Justice for Wabigoon Lake Ojibway Nation’s Barbara Kentner has been delayed a sixth time, as Brayden Bushby’s official sentencing has been pushed back to June 7. He’s facing life imprisonment.

The 21-year-old of Thunder Bay, who is currently not in custody, was found guilty of manslaughter in December of 2020 after Kentner’s death in 2017. While walking through a residential neighbourhood with her sister in Thunder Bay, Bushby was alleged to have thrown a metal trailer hitch at Kentner’s abdomen.

She suffered a perforated bowel as a result of the attack and required an emergency operation the following day.

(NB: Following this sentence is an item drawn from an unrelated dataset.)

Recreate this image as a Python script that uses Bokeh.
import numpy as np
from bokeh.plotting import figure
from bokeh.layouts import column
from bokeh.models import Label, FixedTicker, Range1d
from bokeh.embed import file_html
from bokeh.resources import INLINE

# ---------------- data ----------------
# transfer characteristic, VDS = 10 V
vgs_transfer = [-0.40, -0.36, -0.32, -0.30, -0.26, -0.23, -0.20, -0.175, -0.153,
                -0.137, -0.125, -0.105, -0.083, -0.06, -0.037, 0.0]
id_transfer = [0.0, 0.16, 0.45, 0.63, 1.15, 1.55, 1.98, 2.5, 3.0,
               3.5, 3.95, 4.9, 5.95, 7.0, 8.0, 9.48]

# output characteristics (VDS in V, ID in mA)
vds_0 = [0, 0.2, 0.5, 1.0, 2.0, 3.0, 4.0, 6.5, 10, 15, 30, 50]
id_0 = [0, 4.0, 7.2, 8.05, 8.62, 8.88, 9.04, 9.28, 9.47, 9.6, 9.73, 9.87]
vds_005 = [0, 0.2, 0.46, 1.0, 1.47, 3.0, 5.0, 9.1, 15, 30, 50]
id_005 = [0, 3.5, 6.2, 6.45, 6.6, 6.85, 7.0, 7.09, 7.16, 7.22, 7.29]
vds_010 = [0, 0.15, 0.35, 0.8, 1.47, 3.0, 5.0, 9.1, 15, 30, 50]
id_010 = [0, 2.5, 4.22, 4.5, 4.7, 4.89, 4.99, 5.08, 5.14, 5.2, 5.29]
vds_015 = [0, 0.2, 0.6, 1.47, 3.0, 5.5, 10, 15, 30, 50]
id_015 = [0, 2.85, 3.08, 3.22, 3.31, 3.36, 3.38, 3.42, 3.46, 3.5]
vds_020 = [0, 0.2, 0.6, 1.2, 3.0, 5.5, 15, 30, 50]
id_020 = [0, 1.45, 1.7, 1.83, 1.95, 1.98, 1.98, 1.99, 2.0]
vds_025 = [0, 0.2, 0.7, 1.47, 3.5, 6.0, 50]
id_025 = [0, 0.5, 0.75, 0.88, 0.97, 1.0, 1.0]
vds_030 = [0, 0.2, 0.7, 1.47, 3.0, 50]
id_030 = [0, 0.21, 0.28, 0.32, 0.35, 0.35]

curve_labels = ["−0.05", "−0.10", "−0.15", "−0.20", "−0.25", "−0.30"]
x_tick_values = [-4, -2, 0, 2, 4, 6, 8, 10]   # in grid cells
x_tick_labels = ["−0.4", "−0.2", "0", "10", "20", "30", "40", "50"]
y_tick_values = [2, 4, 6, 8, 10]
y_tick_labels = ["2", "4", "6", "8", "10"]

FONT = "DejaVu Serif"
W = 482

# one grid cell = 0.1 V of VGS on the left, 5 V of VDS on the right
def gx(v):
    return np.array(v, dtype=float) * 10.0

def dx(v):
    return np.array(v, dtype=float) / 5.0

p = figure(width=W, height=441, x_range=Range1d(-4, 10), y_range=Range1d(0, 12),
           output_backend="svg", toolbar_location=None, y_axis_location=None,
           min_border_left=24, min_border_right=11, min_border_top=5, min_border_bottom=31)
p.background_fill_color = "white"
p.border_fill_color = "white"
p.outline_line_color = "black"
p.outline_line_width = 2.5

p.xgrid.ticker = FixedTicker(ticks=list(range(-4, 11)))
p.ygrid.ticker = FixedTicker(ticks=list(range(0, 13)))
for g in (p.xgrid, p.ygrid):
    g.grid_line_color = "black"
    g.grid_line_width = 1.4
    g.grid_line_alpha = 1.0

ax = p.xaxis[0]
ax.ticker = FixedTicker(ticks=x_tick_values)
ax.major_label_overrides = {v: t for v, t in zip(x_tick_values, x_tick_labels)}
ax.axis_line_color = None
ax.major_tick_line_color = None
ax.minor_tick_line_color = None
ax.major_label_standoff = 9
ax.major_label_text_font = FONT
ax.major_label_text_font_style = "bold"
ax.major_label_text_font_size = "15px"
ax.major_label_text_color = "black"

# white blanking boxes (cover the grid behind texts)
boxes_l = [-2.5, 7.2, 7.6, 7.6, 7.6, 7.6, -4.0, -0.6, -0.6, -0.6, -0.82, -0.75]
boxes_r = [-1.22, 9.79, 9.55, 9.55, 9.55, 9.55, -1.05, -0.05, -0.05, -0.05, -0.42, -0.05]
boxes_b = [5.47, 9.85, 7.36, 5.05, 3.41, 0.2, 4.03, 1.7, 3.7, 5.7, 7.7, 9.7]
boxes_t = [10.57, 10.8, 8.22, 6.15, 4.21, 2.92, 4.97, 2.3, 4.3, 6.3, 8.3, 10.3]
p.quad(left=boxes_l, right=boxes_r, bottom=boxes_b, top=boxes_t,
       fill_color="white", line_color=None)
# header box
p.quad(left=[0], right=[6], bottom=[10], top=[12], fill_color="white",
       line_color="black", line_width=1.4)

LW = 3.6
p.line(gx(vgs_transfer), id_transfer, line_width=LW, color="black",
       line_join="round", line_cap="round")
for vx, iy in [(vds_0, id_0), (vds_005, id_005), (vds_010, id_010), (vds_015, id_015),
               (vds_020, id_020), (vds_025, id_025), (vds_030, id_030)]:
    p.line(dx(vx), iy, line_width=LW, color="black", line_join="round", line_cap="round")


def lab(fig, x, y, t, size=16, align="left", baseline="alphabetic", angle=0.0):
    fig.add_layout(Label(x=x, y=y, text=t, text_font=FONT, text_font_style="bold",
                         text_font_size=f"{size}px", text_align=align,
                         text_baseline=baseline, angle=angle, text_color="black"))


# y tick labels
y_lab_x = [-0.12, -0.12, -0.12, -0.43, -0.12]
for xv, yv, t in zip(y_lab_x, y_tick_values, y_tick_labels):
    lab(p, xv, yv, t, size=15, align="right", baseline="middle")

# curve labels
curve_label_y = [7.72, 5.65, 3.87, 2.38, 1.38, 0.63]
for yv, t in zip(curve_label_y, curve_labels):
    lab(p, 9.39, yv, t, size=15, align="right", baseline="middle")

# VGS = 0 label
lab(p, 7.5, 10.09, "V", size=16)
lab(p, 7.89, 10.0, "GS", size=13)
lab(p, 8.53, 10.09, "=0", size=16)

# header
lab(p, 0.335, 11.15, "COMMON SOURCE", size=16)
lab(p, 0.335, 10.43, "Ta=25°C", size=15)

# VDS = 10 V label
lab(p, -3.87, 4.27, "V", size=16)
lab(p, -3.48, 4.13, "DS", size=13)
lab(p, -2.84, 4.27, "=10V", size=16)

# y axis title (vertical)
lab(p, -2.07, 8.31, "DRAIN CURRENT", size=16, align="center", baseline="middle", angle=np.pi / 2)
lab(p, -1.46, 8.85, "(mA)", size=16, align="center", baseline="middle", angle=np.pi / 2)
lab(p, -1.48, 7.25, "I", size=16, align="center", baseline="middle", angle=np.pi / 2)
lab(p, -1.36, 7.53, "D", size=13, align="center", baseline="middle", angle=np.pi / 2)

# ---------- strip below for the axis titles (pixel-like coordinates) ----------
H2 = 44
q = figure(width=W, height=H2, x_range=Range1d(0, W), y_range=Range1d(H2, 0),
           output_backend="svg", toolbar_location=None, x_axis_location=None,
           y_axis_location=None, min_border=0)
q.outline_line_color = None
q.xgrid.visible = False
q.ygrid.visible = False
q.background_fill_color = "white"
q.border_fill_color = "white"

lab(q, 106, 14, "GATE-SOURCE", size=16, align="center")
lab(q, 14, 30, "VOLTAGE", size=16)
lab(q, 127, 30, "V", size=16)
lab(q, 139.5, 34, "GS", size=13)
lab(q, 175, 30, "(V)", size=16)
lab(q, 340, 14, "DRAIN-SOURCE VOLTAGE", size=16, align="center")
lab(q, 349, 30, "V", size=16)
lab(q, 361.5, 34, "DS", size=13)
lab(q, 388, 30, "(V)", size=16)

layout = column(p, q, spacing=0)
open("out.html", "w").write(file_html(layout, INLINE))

She died five months later in July of 2017. A post-mortem examination completed three days after Kentner passed away showed her death was caused by complications arising from the injury.

Justice Helen M. Pierce delivered her verdict on December 14 after a four-day trial, saying the Crown proved the defendant knew he would seriously injure Kentner when he threw the metal hitch. Bushby was found guilty on a charge of manslaughter, remanded, and then later released on bail conditions.

Bushby’s sentencing was originally expected by February 9, 2021. It was pushed back to February 17 as courts transitioned back to in-person operations, after previous court date delays due to a courthouse fire and the onset of the COVID-19 pandemic in March, 2020.

When February 17’s date fell through, sentencing was then pushed to May 4 after Ontario’s Chief Justice, Geoffrey Morawetz, issued a directive asking courts to defer as many matters as possible to May 7.

Now, due to an increasing number of COVID-19 cases in Thunder Bay and to allow family members to attend in-person, Bushby’s sentencing is expected to begin at 10 a.m. on June 7. Overall, this is the sixth delay in the case.

Manslaughter does not carry an automatic sentence for life imprisonment, but it remains an option for the court. If life imprisonment is given, Bushby would be eligible for parole after 7 years, which could be delayed to 10 years.

During Bushby’s sentencing hearing in February, Crown lawyers called for an 8 to 12-year sentence, while Bushby’s legal team argued for a 4-year sentence.

Bushby was initially charged with aggravated assault and released on bail in November of 2017. But following a review of the case by the Crown, Regional Coroner’s Office and the Thunder Bay Police Service, he was charged with second-degree murder.

He plead not guilty in September of 2019 to the murder charge. However, the Crown downgraded the murder charges down to manslaughter about one year later.